The war against the Orsini was thus over, and on terms that Cesare at least found altogether satisfactory. To the extent that Alexander was not as pleased, he too had his reasons. So long as Bracciano remained in Orsini hands, the clan would have a base from which to challenge papal authority in the region. And it was not certain that an attack on it could not have been successful. The straits in which King Louis found himself would have made him hesitate before deciding to take military action against the Borgias and would have limited his ability to bring sufficient force to bear had he overcome his hesitation. The situation was too complicated, the variables too numerous, to judge conclusively that Cesare was right and Alexander wrong or vice versa. Cesare, in any case, was having things his way.
He was by this point convinced that he could never be his own man, that his conquests could never be secure, so long as he was dependent on either France or Spain. The chronic tension between him and the pope over where to position themselves in the Franco-Spanish rivalry simply underscored the seriousness of the problem. His solution was to cut himself off from Louis XII and the alliance that had been the cornerstone of Borgia policy since his first visit to the French court. This was an understandable move in light of Louis XII’s financial, military, and political difficulties and his growing skepticism about Borgia power. Its effects on the Vatican, however, proved to be morally corrosive. Alexander, hard-pressed to satisfy Cesare’s demands but unwilling to deny him and so risk the loss of what had already been gained at such great cost, created eighty new positions in the Curial bureaucracy and sold them at average price of 760 ducats per job. Two weeks later a respected veteran of the Sacred College, Pope Paul II’s nephew Cardinal Giovanni Michiel, died a prisoner in the Castel Sant’Angelo at the end of two days of violent vomiting. His personal fortune, believed to exceed 150,000 ducats, was seized for the papal treasury. As invariably happened in such cases, poisoning was rumored, and this is one instance in which the rumors cannot be dismissed out of hand.
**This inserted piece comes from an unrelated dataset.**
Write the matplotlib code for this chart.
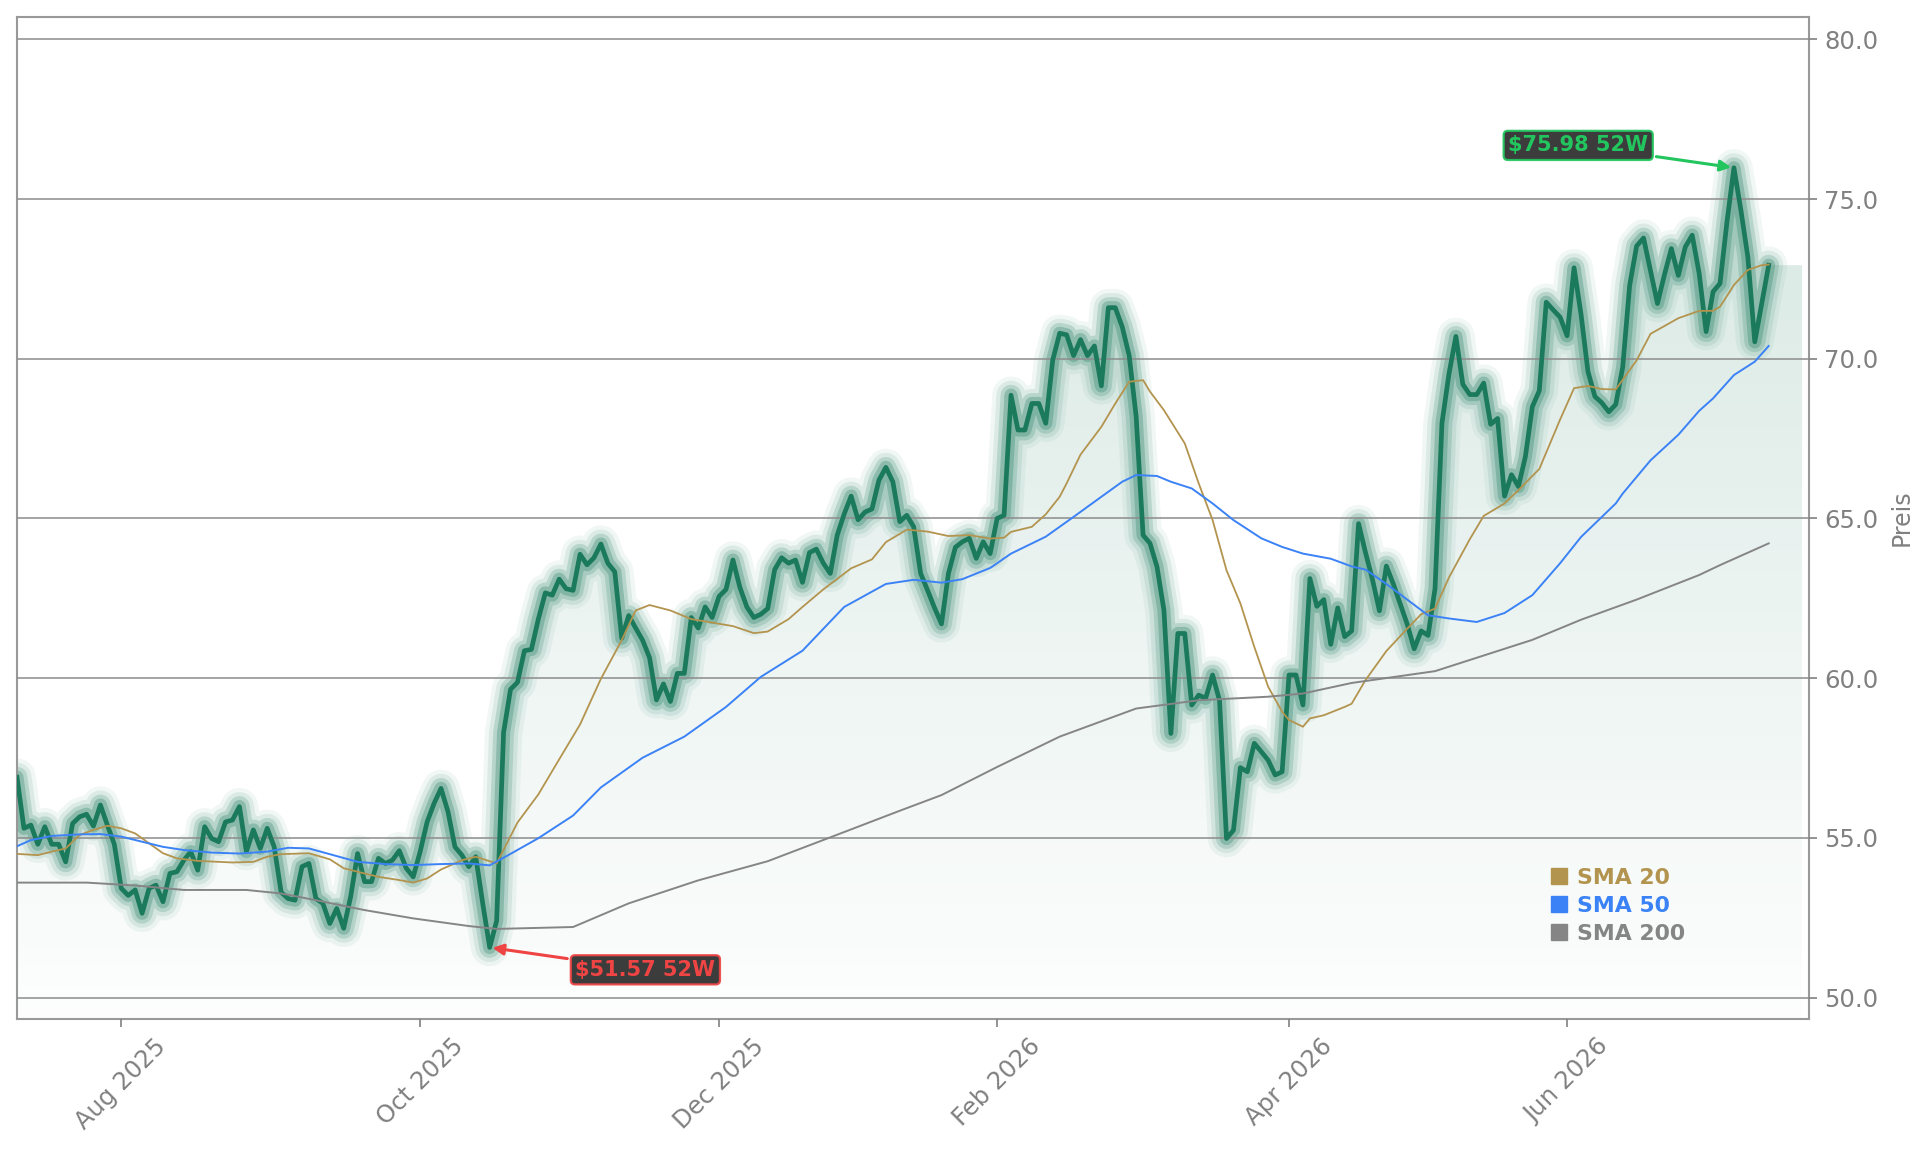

The faithful Michelotto Corella, the strangler of Senigallia, began using his new position as governor of Rome to extort money from the
population. Among his methods were accusing members of the city’s growing Spanish community of being “Marani”—Muslims pretending to be Christian—and forcing Jews to buy exemption from harassment. This last was a surprising departure for the pope, who up to this point had been a friend to Rome’s Jews, welcoming refugees from the Spanish Inquisition. It indicates the degree to which his better nature was shriveling under the pressure of Cesare’s ceaseless demands.